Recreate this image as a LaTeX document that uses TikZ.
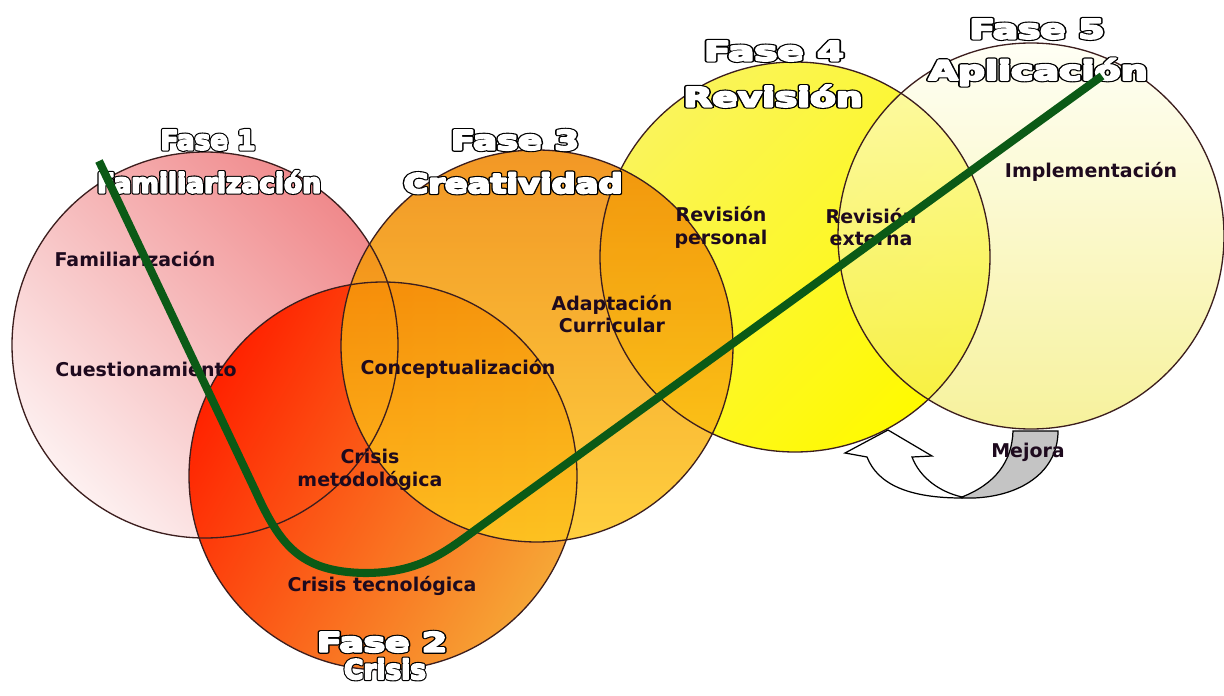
\documentclass[tikz,border=0pt]{standalone}
\usepackage{fontspec}
\setmainfont{DejaVu Sans}
\usepackage{graphicx}
\newlength\unitpx
\setlength\unitpx{0.02cm}
% heavy white letters with a black rim, stretched to a given width
\newcommand\hollowtext[2]{\resizebox{#1\unitpx}{\height}{%
  \rlap{\color{black}\special{pdf:literal direct 2 Tr 2.3 w 1 j}#2}%
  {\color{white}\special{pdf:literal direct 2 Tr 1.0 w 1 j}#2}%
  \special{pdf:literal direct 0 Tr}}}
\definecolor{pinklight}{HTML}{FDF0F0}
\definecolor{pinkdeep}{HTML}{F08A8C}
\definecolor{redhot}{HTML}{FF2200}
\definecolor{redmid}{HTML}{F25A1E}
\definecolor{orangesoft}{HTML}{F6A636}
\definecolor{orangetop}{HTML}{F08600}
\definecolor{orangelow}{HTML}{FFC81E}
\definecolor{yellowlight}{HTML}{FAF45A}
\definecolor{yellowfull}{HTML}{FFFA00}
\definecolor{paletop}{HTML}{FFFFF0}
\definecolor{palelow}{HTML}{F2EA60}
\definecolor{ringc}{HTML}{3C1E1E}
\definecolor{labelc}{HTML}{1E0A1E}
\definecolor{trailc}{HTML}{0B5A16}
\definecolor{backarrow}{HTML}{C4C4C4}
\begin{document}
\begin{tikzpicture}[x=0.02cm,y=-0.02cm,
  ring/.style={draw=ringc, line width=0.75pt},
  lbl/.style={font=\fontsize{10.8}{13}\selectfont\bfseries, text=labelc, align=center, inner sep=0pt},
  ttl/.style={font=\fontsize{15.4}{16}\selectfont\bfseries, inner sep=0pt},
  trail/.style={draw=trailc, line width=4.6pt},
  bent/.style={draw=black, line width=0.7pt, line join=miter}]
\fill[white] (0,0) rectangle (1224,696);
\useasboundingbox (0,0) rectangle (1224,696);

% phase circles
\coordinate (c1) at (205,345);
\coordinate (c2) at (383,476);
\coordinate (c3) at (537,346);
\coordinate (c4) at (795,257);
\coordinate (c5) at (1031,236);

\shade[top color=pinklight, bottom color=pinkdeep, shading angle=135] (c1) circle (193);
\shade[top color=redhot, middle color=redmid, bottom color=orangesoft, shading angle=60] (c2) circle (194);
\shade[top color=yellowlight, middle color=yellowfull, bottom color=yellowfull, shading angle=45] (c4) circle (195);
\shade[top color=orangetop, bottom color=orangelow, fill opacity=0.85] (c3) circle (196);
\shade[top color=paletop, bottom color=palelow, fill opacity=0.62] (c5) circle (193);

\draw[ring] (c1) circle (193);
\draw[ring] (c2) circle (194);
\draw[ring] (c3) circle (196);
\draw[ring] (c4) circle (195);
\draw[ring] (c5) circle (193);

% improvement loop below phases 4 and 5
\filldraw[bent, fill=backarrow] (962,497) .. controls (995,484) and (1012,462) .. (1013,431)
  -- (1058,431) .. controls (1058,475) and (1015,500) .. (962,498) -- cycle;
\filldraw[bent, fill=white] (962,498) .. controls (910,498) and (878,485) .. (867,457)
  -- (845,453) -- (888,430) -- (932,456) -- (912,457)
  .. controls (920,478) and (940,492) .. (962,497) -- cycle;

% activities
\node[lbl] (a1) at (135,259) {Familiarización};
\node[lbl] (a2) at (146,369) {Cuestionamiento};
\node[lbl] (a3) at (458,369) {Conceptualización};
\node[lbl] (a4) at (612,314) {Adaptación\\Curricular};
\node[lbl] (a5) at (370,470) {Crisis\\metodológica};
\node[lbl] (a6) at (382,586) {Crisis tecnológica};
\node[lbl] (a7) at (721,227) {Revisión\\personal};
\node[lbl] (a8) at (871,227) {Revisión\\externa};
\node[lbl] (a9) at (1091,172) {Implementación};
\node[lbl] (a10) at (1028,452) {Mejora};

% phase titles
\node[ttl] (f1) at (208,140) {\hollowtext{95}{Fase 1}};
\node[ttl] (n1) at (209,182) {\hollowtext{224}{Familiarización}};
\node[ttl] (f3) at (515,140) {\hollowtext{128}{Fase 3}};
\node[ttl] (n3) at (513,183) {\hollowtext{219}{Creatividad}};
\node[ttl] (f4) at (774,51) {\hollowtext{140}{Fase 4}};
\node[ttl] (n4) at (773,96) {\hollowtext{179}{Revisión}};
\node[ttl] (f5) at (1037,29) {\hollowtext{135}{Fase 5}};
\node[ttl] (n5) at (1038,72) {\hollowtext{219}{Aplicación}};
\node[ttl] (f2) at (382,642) {\hollowtext{130}{Fase 2}};
\node[ttl] (n2) at (385,669) {\hollowtext{82}{Crisis}};

% path through the phases
\coordinate (s) at (99,161);
\coordinate (e) at (1102,76);
\draw[trail] (s) -- (255,490) .. controls (280,545) and (300,572) .. (365,573)
  .. controls (420,573) and (445,552) .. (478,528) -- (e);
\end{tikzpicture}
\end{document}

———

- _TASK DESCRIPTION_
The pictures should not be reproduced; quote all of the other material exactly.

- _PROBLEM SOLUTION_
Recreate this image as a LaTeX document that uses TikZ.
\documentclass[tikz,border=0pt]{standalone}
\usepackage{fontspec}
\setmainfont{DejaVu Sans}
\usepackage{graphicx}
\newlength\unitpx
\setlength\unitpx{0.02cm}
% heavy white letters with a black rim, stretched to a given width
\newcommand\hollowtext[2]{\resizebox{#1\unitpx}{\height}{%
  \rlap{\color{black}\special{pdf:literal direct 2 Tr 2.3 w 1 j}#2}%
  {\color{white}\special{pdf:literal direct 2 Tr 1.0 w 1 j}#2}%
  \special{pdf:literal direct 0 Tr}}}
\definecolor{pinklight}{HTML}{FDF0F0}
\definecolor{pinkdeep}{HTML}{F08A8C}
\definecolor{redhot}{HTML}{FF2200}
\definecolor{redmid}{HTML}{F25A1E}
\definecolor{orangesoft}{HTML}{F6A636}
\definecolor{orangetop}{HTML}{F08600}
\definecolor{orangelow}{HTML}{FFC81E}
\definecolor{yellowlight}{HTML}{FAF45A}
\definecolor{yellowfull}{HTML}{FFFA00}
\definecolor{paletop}{HTML}{FFFFF0}
\definecolor{palelow}{HTML}{F2EA60}
\definecolor{ringc}{HTML}{3C1E1E}
\definecolor{labelc}{HTML}{1E0A1E}
\definecolor{trailc}{HTML}{0B5A16}
\definecolor{backarrow}{HTML}{C4C4C4}
\begin{document}
\begin{tikzpicture}[x=0.02cm,y=-0.02cm,
  ring/.style={draw=ringc, line width=0.75pt},
  lbl/.style={font=\fontsize{10.8}{13}\selectfont\bfseries, text=labelc, align=center, inner sep=0pt},
  ttl/.style={font=\fontsize{15.4}{16}\selectfont\bfseries, inner sep=0pt},
  trail/.style={draw=trailc, line width=4.6pt},
  bent/.style={draw=black, line width=0.7pt, line join=miter}]
\fill[white] (0,0) rectangle (1224,696);
\useasboundingbox (0,0) rectangle (1224,696);

% phase circles
\coordinate (c1) at (205,345);
\coordinate (c2) at (383,476);
\coordinate (c3) at (537,346);
\coordinate (c4) at (795,257);
\coordinate (c5) at (1031,236);

\shade[top color=pinklight, bottom color=pinkdeep, shading angle=135] (c1) circle (193);
\shade[top color=redhot, middle color=redmid, bottom color=orangesoft, shading angle=60] (c2) circle (194);
\shade[top color=yellowlight, middle color=yellowfull, bottom color=yellowfull, shading angle=45] (c4) circle (195);
\shade[top color=orangetop, bottom color=orangelow, fill opacity=0.85] (c3) circle (196);
\shade[top color=paletop, bottom color=palelow, fill opacity=0.62] (c5) circle (193);

\draw[ring] (c1) circle (193);
\draw[ring] (c2) circle (194);
\draw[ring] (c3) circle (196);
\draw[ring] (c4) circle (195);
\draw[ring] (c5) circle (193);

% improvement loop below phases 4 and 5
\filldraw[bent, fill=backarrow] (962,497) .. controls (995,484) and (1012,462) .. (1013,431)
  -- (1058,431) .. controls (1058,475) and (1015,500) .. (962,498) -- cycle;
\filldraw[bent, fill=white] (962,498) .. controls (910,498) and (878,485) .. (867,457)
  -- (845,453) -- (888,430) -- (932,456) -- (912,457)
  .. controls (920,478) and (940,492) .. (962,497) -- cycle;

% activities
\node[lbl] (a1) at (135,259) {Familiarización};
\node[lbl] (a2) at (146,369) {Cuestionamiento};
\node[lbl] (a3) at (458,369) {Conceptualización};
\node[lbl] (a4) at (612,314) {Adaptación\\Curricular};
\node[lbl] (a5) at (370,470) {Crisis\\metodológica};
\node[lbl] (a6) at (382,586) {Crisis tecnológica};
\node[lbl] (a7) at (721,227) {Revisión\\personal};
\node[lbl] (a8) at (871,227) {Revisión\\externa};
\node[lbl] (a9) at (1091,172) {Implementación};
\node[lbl] (a10) at (1028,452) {Mejora};

% phase titles
\node[ttl] (f1) at (208,140) {\hollowtext{95}{Fase 1}};
\node[ttl] (n1) at (209,182) {\hollowtext{224}{Familiarización}};
\node[ttl] (f3) at (515,140) {\hollowtext{128}{Fase 3}};
\node[ttl] (n3) at (513,183) {\hollowtext{219}{Creatividad}};
\node[ttl] (f4) at (774,51) {\hollowtext{140}{Fase 4}};
\node[ttl] (n4) at (773,96) {\hollowtext{179}{Revisión}};
\node[ttl] (f5) at (1037,29) {\hollowtext{135}{Fase 5}};
\node[ttl] (n5) at (1038,72) {\hollowtext{219}{Aplicación}};
\node[ttl] (f2) at (382,642) {\hollowtext{130}{Fase 2}};
\node[ttl] (n2) at (385,669) {\hollowtext{82}{Crisis}};

% path through the phases
\coordinate (s) at (99,161);
\coordinate (e) at (1102,76);
\draw[trail] (s) -- (255,490) .. controls (280,545) and (300,572) .. (365,573)
  .. controls (420,573) and (445,552) .. (478,528) -- (e);
\end{tikzpicture}
\end{document}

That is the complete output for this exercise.